For example, one can define a very simple func_build(),

>>> def func_build(obj, overwrite=False):
>>>     """
>>>     Params
>>>     ------
>>>     obj
>>>     overwrite=False
>>>
>>>     Return
>>>     ------
>>>     status
>>>     """
>>>     status = obj.add_hsc()
>>>
>>>     return status

which only tries to find an hsc counterpart and stores its info as hsc_xid.csv.

To run it, one can do
>>> status = b.build(func_build)

iterlist

Once a batch is built then you can perform operations, usually calculating values, on the built batch with iterlist().

>>> status = b.iterlist(func_iterlist, **kwargs)

By default the operation is applied to each of the good objects and the except objects will be ignored.

You will need to define a function, for example, func_iterlist to be applied to each of the objects in the batch. For example:

>>> def func_iterlist(obj, overwrite=False, **kwargs):
>>>     fn_testing = 'testing.txt'
>>>     fn = obj.dir_parent+fn_testing
>>>     print fn
>>>     with open(fn, 'a') as f:
>>>             f.write(obj.name+'\n')
>>>
>>>     return True
>>>
>>> status = b.iterlist(func_iterlist, **kwargs)
>>>

This function has to take obj (obsobj instance) and overwrite (bool) as arguments, and optionally other arguments as **kwargs.
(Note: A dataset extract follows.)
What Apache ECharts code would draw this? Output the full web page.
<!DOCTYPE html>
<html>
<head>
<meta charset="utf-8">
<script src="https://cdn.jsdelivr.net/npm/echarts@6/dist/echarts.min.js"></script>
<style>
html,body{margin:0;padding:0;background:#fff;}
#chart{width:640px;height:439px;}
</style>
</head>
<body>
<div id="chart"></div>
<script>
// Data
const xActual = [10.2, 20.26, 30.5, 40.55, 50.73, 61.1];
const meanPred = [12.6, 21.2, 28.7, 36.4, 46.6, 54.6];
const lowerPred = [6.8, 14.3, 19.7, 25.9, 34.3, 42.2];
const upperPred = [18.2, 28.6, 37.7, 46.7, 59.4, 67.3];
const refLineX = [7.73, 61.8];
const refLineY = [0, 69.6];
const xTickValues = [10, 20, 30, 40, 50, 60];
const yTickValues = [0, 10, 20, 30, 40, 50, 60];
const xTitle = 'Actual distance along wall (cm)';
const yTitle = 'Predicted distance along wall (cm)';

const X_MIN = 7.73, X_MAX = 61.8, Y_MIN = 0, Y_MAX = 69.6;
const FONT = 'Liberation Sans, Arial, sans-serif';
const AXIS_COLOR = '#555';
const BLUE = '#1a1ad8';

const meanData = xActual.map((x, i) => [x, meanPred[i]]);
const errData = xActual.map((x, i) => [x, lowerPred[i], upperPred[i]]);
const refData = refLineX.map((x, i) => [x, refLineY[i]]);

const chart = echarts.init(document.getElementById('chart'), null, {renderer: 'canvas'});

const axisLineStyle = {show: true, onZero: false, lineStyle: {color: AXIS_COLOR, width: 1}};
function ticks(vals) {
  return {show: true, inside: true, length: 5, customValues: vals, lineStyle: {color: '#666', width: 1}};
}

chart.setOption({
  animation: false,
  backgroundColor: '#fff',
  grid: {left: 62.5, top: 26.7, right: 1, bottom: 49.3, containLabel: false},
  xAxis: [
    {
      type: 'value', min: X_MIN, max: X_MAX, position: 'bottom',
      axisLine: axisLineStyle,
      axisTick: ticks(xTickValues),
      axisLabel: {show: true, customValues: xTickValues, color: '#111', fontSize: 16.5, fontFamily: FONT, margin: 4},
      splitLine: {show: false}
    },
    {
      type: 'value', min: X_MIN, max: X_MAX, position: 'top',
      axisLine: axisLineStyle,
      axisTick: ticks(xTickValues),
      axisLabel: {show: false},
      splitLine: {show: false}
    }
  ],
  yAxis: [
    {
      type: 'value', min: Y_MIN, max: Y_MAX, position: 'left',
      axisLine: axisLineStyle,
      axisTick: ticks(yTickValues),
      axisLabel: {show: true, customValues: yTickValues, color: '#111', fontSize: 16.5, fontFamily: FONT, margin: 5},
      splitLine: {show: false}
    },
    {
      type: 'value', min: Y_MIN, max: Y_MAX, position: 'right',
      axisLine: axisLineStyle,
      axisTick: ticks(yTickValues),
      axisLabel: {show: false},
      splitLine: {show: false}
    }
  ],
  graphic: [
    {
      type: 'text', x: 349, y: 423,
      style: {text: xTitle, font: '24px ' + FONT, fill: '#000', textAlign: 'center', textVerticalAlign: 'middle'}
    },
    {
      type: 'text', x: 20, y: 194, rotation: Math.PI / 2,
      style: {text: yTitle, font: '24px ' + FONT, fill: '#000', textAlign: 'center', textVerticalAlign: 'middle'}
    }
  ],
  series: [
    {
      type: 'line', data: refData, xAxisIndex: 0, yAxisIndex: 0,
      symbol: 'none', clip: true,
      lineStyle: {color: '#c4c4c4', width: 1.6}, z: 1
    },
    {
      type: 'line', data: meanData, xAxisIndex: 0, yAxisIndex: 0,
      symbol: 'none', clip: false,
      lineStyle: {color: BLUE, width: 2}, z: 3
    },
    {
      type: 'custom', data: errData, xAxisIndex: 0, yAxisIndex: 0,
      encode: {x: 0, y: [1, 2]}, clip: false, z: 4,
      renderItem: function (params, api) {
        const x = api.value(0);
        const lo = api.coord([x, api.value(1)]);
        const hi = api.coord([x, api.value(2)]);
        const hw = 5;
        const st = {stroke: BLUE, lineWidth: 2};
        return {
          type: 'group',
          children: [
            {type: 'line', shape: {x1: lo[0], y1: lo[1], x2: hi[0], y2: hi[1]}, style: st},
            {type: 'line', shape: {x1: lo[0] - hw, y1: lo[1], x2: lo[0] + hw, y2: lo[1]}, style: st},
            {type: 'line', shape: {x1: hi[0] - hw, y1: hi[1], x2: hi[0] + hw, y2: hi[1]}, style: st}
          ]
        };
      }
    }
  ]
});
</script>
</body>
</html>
It should also return status (bool).

Another example that queries the hsc forced catalog:

>>> def func_iterlist_get_hsc_photoboj(obj, overwrite=False):
>>>     statuss = [
>>>                             obj.add_hsc()
>>>                             obj.hsc.load_photoobj(overwrite=overwrite)
>>>                             ]
>>>
>>>     return all(statuss)
>>>
>>> status = b.iterlist(func_iterlist, **kwargs)
>>>

This func_iterlist can take in additional arguments from the batch list, for example, to have redshift z as an additional argument one can have

>>> def func_iterlist_make_spec_mag(obj, z, overwrite=False):
>>>     """
>>>     make file spec_mag.csv
>>>
>>>     Params
>>>     ------
>>>     obj
>>>     overwrite=False
>>>
>>>     Return
>>>     ------
>>>     status
>>>     """
>>>     s = bubbleimg.spector.Spector(obj=obj, z=z)
>>>
>>>     statuss = [
>>>                             s.plot_spec(wfilters=True, wconti=True, overwrite=overwrite),
>>>                             s.make_spec_mag(overwrite=overwrite),
>>>                             ]
>>>
>>>     return all(statuss)

Can call it by

>>> statuss = b.iterlist(func_iterlist_make_spec_mag, listargs=['z'], overwrite=False)
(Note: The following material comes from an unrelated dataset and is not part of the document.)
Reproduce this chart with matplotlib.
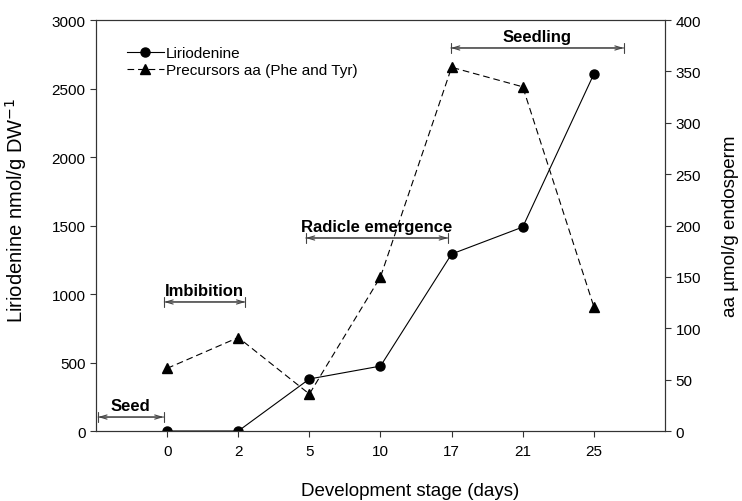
import matplotlib
matplotlib.use("Agg")
import matplotlib.pyplot as plt
import numpy as np

plt.rcParams['font.family'] = ['Liberation Sans', 'DejaVu Sans']

days = ["0", "2", "5", "10", "17", "21", "25"]
liriodenine = [0, 0, 380, 474, 1292, 1489, 2606]
precursors = [61, 91, 36, 150, 354, 335, 121]

# stage brackets: (label, x start, x end, y on left axis)
stages = [
    ("Seed", -0.97, -0.05, 102),
    ("Imbibition", -0.04, 1.1, 942),
    ("Radicle emergence", 1.95, 3.95, 1409),
    ("Seedling", 3.99, 6.42, 2796),
]

fig = plt.figure(figsize=(7.42, 5.02), dpi=100)
ax = fig.add_axes([0.1294, 0.1394, 0.7668, 0.8187])
ax2 = ax.twinx()

x = np.arange(len(days))
l1, = ax.plot(x, liriodenine, color='black', lw=0.8, marker='o', ms=6.5,
              label='Liriodenine', zorder=3)
l2, = ax2.plot(x, precursors, color='black', lw=0.8, marker='^', ms=7,
               dashes=(6, 3.5), label='Precursors aa (Phe and Tyr)', zorder=3)

ax.set_xlim(-1, 7)
ax.set_ylim(0, 3000)
ax2.set_ylim(0, 400)
ax.set_xticks(x)
ax.set_xticklabels(days)
ax.set_yticks(np.arange(0, 3001, 500))
ax2.set_yticks(np.arange(0, 401, 50))

for a in (ax, ax2):
    a.tick_params(direction='out', length=4, width=0.8, labelsize=11, color='#333333')
    for s in a.spines.values():
        s.set_linewidth(0.8)
        s.set_color('#333333')
ax.tick_params(axis='x', pad=5)

ax.set_xlabel('Development stage (days)', fontsize=13.5)
ax.xaxis.set_label_coords(0.552, -0.123)
ax.set_ylabel('Liriodenine nmol/g DW$^{-1}$', fontsize=14.5)
ax.yaxis.set_label_coords(-0.118, 0.54)
ax2.set_ylabel('aa µmol/g endosperm', fontsize=13.5, labelpad=15)

for label, xs, xe, yv in stages:
    ax.annotate('', xy=(xs, yv), xytext=(xe, yv),
                arrowprops=dict(arrowstyle='<->,head_length=0.5,head_width=0.15',
                                color='#444444', lw=0.8, shrinkA=0, shrinkB=0))
    ax.annotate('', xy=(xs, yv), xytext=(xe, yv),
                arrowprops=dict(arrowstyle='|-|,widthA=0.35,widthB=0.35',
                                color='#444444', lw=0.8, shrinkA=0, shrinkB=0))
    ax.text((xs + xe) / 2, yv + 30, label, ha='center', va='bottom',
            fontsize=12, fontweight='bold')

ax2.legend(handles=[l1, l2], loc='upper left', bbox_to_anchor=(0.03, 0.97),
           frameon=False, fontsize=11, handlelength=2.4, handletextpad=0.15,
           labelspacing=0.2)

fig.savefig('out.png', dpi=100)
This will create a one row table spec_mag.csv for each of the objects containing the spectroscopic magnitudes, which can be compiled over the entire sample by compile_table(). The return value of iterlist() is a list containing the iterfunc() return value of each of the objects.

If in a rare occasion where you want to iterate the function through the except list, do

>>> status = b.iterlist(func_iterlist, listname='except', **kwargs)

compile_table

To compile the results table that resides in each of the object directories, one can do, for example

>>> status = b.compile_table('spec_mag.csv', overwrite=True)

This will create dir_batch/spec_mag.csv that contains the spec_mag.csv for all of the objects in the list, including the exclude objects. Just that the content of the exclude object will be empty.

steal_columns

If after building a batch you realized that there are columns in the catalog that you wanted to include as 'args_to_list' in list.csv (and all the compiled tables), you can make it up by using steal_columns().

>>> import astropy.table as at
>>> cat = at.Table.read('catalog.fits')
>>> b.steal_columns(tab=cat, colnames=['z'])

The list.csv, list_good.csv, and list_except.csv files will be overwrite and the new columns (in this example 'z') will appear.

To have it in the compiled tables you will need to run compile_table again.
>>> status = b.compile_table('spec_mag.csv', overwrite=True)

If you want to undo steal_columns(), use remove_columns()

>>> b.remove_columns(colnames=['z'])

Multiprocessin

By the fault the computations in build() and iterlist() is run in parallel using multiprocessing, see <https://docs.python.org/2/library/multiprocessing.html>. More specifically, we uses the map function of multiprocessing.Pool. The default number of processes is determined by the default of the map function. To change the number of processes, do:

>>> status = b.build(func_build, processes=2)

or

>>> statuss = b.iterlist(func_iterlist, processes=2)

To not use multiprocessing at all and run through the list using python for loop (!!!), set processes to -1.

>>> status = b.build(func_build, processes=-1)

or

>>> statuss = b.iterlist(func_iterlist, processes=-1)